What you will do →
Below is a listing. Quote from it, exactly, the lines from the one containing "Write the Plotly code for this chart." down to the one containing "46.02, 45.7, 45.34]", both ends included, and nothing else.

Data for this task →
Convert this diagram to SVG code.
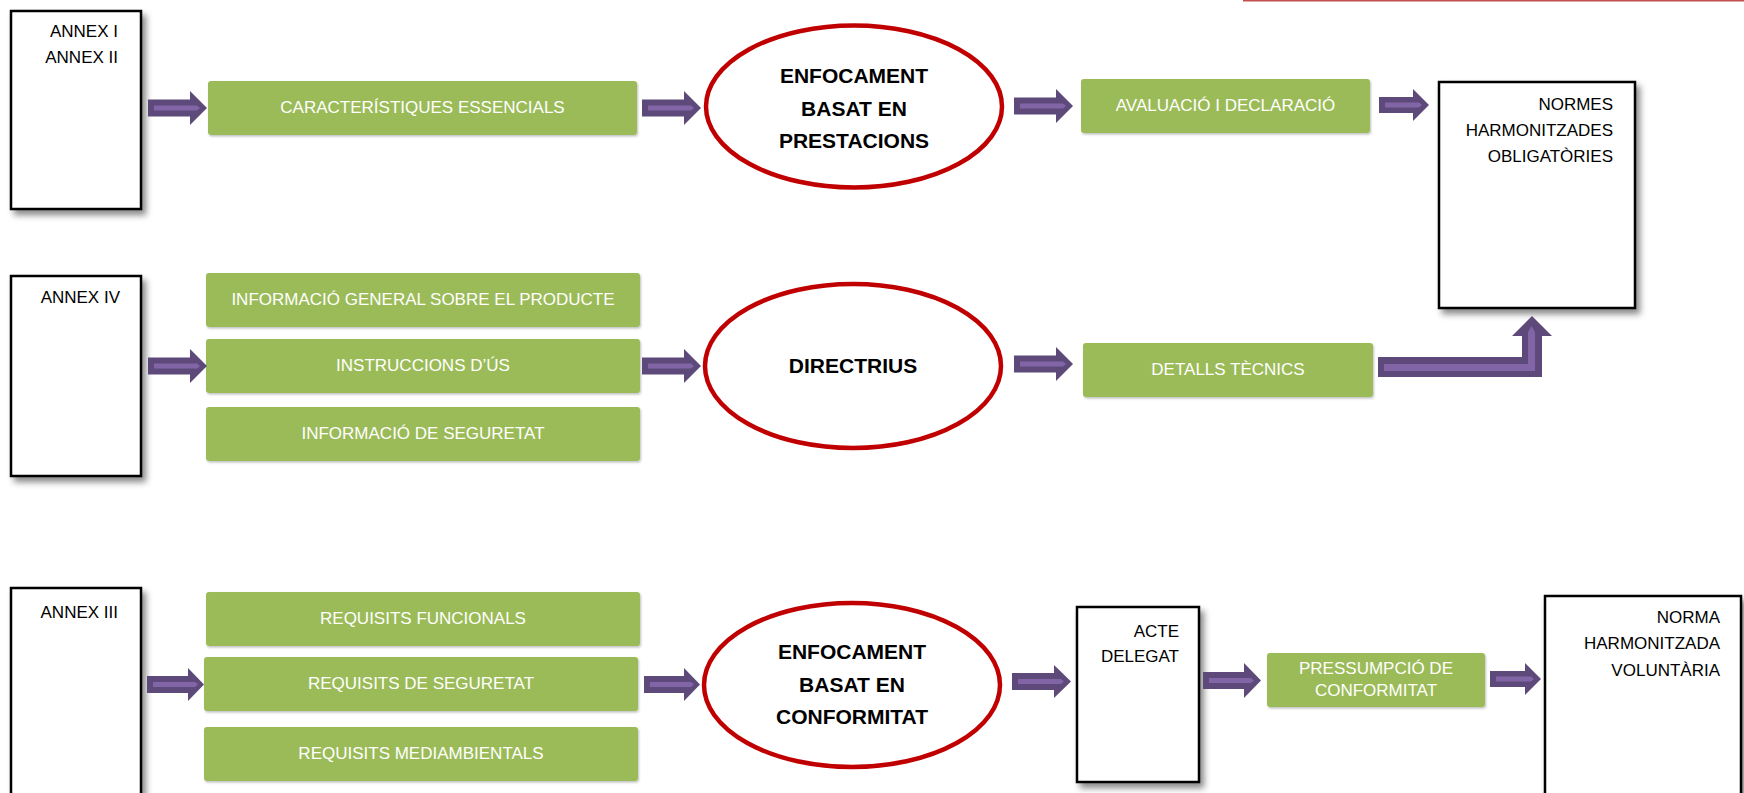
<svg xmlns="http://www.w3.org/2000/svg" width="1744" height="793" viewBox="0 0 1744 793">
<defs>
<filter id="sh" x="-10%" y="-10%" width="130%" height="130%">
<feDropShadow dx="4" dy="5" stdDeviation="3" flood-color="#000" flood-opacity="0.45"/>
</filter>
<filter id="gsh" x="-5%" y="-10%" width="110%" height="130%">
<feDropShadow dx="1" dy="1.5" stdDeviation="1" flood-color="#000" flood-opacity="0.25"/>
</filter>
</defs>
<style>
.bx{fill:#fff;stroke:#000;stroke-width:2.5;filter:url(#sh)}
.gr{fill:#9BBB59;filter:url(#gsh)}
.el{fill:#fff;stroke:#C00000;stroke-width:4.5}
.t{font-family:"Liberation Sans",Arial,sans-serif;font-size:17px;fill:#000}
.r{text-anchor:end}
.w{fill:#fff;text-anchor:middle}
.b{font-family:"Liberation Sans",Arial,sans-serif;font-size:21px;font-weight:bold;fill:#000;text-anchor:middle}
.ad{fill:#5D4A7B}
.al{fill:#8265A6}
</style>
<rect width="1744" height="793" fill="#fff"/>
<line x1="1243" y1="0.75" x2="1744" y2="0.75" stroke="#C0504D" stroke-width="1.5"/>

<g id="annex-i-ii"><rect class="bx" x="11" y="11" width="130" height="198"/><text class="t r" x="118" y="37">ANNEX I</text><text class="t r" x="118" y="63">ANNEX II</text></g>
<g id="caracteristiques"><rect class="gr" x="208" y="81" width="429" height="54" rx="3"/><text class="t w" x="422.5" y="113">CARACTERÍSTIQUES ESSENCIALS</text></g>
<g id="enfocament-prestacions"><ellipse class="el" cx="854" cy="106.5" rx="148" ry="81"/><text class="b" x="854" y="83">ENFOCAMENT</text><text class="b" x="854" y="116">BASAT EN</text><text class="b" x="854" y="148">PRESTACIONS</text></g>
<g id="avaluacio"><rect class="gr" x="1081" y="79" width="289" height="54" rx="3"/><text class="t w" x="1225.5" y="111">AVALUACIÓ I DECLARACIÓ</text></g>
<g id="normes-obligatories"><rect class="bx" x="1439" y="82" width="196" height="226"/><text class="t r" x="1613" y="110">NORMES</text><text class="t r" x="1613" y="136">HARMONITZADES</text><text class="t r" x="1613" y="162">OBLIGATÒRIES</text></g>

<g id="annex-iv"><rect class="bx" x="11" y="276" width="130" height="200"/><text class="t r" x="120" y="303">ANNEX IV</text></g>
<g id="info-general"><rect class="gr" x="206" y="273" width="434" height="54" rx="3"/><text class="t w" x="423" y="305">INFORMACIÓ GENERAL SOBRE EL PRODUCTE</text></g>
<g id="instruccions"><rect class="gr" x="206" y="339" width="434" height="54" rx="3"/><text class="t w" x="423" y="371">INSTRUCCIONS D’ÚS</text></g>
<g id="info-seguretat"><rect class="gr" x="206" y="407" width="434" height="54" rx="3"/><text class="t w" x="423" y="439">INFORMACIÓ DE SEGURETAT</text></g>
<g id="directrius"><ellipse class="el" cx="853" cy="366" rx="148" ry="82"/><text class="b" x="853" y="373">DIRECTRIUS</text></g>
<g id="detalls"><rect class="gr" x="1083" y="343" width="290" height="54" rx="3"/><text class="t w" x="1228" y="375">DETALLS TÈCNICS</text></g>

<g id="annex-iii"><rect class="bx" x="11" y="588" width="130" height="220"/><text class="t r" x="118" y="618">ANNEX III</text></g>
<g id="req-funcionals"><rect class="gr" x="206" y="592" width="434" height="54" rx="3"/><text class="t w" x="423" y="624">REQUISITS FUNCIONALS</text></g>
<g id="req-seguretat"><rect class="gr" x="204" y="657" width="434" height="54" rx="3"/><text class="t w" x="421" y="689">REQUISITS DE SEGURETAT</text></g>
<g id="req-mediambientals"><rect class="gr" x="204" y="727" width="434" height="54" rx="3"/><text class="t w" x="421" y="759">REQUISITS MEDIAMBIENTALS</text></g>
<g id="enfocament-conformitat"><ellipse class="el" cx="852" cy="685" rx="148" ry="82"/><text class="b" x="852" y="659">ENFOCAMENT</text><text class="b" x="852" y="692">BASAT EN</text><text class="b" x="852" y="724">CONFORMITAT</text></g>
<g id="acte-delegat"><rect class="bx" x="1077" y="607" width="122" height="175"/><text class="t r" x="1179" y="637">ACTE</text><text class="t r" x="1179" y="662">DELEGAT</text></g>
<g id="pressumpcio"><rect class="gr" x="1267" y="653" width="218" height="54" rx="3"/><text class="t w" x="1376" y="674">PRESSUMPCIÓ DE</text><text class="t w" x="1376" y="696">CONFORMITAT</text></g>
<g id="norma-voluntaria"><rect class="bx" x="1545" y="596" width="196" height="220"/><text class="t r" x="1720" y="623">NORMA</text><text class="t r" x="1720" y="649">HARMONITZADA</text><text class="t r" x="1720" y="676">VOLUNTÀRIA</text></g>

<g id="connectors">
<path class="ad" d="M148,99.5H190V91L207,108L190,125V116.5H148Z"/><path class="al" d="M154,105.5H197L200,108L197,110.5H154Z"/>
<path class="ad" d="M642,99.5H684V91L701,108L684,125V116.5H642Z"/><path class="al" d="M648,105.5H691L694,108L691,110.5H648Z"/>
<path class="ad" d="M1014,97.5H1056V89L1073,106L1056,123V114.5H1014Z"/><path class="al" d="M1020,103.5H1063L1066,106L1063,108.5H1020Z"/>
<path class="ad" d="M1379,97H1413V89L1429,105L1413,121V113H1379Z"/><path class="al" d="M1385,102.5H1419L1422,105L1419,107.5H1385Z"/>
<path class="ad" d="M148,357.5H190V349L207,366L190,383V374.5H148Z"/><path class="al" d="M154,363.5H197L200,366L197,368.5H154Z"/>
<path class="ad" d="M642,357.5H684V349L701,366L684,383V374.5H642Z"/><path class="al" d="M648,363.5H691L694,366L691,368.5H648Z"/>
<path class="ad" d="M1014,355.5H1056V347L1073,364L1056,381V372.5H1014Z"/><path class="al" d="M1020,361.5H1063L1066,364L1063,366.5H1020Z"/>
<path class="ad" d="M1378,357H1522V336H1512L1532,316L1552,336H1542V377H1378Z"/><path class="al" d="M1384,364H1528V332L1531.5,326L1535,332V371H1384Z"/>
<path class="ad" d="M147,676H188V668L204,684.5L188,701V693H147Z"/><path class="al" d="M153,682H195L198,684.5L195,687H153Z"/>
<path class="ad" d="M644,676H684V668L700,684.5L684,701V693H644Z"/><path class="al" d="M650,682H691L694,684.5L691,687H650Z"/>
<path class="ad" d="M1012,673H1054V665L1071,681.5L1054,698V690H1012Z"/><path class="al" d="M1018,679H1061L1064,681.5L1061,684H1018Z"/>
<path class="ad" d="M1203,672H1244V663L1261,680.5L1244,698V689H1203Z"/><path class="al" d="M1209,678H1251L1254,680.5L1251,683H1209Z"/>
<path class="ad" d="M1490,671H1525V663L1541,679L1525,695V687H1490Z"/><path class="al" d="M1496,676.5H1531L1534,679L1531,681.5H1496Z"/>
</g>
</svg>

--

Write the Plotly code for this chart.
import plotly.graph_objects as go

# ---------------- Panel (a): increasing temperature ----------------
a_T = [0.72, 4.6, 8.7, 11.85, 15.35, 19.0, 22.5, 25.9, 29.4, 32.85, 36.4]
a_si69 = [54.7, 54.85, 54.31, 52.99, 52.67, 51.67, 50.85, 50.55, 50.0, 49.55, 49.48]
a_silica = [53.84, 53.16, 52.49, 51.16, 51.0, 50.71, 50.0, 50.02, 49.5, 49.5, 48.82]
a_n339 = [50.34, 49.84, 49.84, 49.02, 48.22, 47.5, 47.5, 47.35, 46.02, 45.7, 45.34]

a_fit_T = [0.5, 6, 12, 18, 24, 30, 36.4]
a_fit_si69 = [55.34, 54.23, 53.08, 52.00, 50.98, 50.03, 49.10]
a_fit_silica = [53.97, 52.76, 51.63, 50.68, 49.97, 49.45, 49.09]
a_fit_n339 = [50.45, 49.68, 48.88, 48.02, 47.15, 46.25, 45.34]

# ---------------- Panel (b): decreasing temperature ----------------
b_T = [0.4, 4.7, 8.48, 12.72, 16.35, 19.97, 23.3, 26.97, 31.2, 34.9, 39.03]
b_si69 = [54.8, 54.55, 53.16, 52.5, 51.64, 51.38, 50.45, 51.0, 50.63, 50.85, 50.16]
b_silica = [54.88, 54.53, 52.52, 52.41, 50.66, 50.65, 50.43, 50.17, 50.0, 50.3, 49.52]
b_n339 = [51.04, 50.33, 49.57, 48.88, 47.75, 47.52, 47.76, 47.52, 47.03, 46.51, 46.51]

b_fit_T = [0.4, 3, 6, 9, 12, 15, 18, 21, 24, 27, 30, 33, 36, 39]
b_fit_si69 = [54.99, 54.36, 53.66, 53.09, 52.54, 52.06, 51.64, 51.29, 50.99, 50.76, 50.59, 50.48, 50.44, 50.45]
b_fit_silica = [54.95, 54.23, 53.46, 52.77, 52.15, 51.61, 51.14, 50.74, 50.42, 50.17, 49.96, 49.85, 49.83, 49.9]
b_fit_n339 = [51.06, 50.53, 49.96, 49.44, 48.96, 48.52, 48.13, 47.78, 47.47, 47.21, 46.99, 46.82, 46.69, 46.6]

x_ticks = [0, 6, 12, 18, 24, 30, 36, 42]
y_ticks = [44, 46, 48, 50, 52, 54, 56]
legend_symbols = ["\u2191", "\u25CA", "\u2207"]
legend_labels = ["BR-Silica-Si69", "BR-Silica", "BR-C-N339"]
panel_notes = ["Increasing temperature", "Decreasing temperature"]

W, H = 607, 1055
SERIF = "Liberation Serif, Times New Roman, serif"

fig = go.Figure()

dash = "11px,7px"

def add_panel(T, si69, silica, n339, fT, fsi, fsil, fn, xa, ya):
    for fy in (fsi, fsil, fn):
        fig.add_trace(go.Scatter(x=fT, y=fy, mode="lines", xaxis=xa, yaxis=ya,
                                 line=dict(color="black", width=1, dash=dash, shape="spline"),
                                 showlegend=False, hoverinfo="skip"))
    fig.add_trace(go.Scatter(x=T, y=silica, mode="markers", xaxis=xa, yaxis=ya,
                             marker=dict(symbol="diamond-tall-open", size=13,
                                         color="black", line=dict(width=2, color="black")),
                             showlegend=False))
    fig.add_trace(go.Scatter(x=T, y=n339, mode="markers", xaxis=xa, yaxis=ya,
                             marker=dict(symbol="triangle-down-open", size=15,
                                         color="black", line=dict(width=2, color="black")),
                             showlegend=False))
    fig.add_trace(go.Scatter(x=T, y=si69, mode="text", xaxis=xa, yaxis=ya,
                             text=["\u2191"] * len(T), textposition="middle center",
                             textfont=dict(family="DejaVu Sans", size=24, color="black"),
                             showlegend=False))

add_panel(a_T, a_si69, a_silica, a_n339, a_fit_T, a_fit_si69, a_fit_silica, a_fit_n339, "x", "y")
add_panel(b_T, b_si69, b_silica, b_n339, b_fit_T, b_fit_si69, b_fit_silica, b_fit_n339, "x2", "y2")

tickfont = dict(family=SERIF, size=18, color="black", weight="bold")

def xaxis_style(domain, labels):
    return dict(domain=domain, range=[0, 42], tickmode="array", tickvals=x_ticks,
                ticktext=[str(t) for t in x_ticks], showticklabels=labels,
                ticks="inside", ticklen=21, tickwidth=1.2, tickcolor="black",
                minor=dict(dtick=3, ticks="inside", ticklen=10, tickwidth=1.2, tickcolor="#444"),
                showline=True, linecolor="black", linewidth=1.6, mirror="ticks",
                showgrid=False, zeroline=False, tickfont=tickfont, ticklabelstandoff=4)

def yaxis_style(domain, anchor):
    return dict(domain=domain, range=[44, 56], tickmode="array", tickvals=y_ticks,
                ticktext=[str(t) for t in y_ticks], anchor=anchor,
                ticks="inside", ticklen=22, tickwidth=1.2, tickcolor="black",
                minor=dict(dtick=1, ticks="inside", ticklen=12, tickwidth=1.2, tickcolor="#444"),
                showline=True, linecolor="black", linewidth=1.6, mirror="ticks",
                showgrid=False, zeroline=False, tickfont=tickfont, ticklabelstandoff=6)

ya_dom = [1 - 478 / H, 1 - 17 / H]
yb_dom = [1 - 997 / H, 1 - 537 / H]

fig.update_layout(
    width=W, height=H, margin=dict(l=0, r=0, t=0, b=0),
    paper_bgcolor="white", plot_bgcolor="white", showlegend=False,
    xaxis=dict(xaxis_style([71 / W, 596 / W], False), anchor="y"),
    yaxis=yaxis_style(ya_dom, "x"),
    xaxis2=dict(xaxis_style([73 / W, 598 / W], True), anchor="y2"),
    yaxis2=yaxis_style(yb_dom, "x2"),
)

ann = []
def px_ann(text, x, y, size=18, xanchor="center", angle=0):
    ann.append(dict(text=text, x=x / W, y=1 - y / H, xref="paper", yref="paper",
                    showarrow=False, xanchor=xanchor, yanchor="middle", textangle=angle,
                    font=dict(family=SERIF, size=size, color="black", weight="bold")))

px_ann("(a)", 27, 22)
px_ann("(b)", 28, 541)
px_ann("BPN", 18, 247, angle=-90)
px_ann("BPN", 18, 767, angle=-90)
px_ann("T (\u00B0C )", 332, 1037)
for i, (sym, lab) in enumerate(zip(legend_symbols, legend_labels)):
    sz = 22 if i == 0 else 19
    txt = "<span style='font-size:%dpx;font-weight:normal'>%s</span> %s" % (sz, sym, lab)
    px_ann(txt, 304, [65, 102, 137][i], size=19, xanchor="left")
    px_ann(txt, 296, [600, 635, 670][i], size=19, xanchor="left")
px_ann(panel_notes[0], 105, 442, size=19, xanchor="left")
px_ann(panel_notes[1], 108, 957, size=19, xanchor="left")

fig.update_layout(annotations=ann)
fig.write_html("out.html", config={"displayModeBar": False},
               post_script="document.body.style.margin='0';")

Result of the exercise →
Write the Plotly code for this chart.
import plotly.graph_objects as go

# ---------------- Panel (a): increasing temperature ----------------
a_T = [0.72, 4.6, 8.7, 11.85, 15.35, 19.0, 22.5, 25.9, 29.4, 32.85, 36.4]
a_si69 = [54.7, 54.85, 54.31, 52.99, 52.67, 51.67, 50.85, 50.55, 50.0, 49.55, 49.48]
a_silica = [53.84, 53.16, 52.49, 51.16, 51.0, 50.71, 50.0, 50.02, 49.5, 49.5, 48.82]
a_n339 = [50.34, 49.84, 49.84, 49.02, 48.22, 47.5, 47.5, 47.35, 46.02, 45.7, 45.34]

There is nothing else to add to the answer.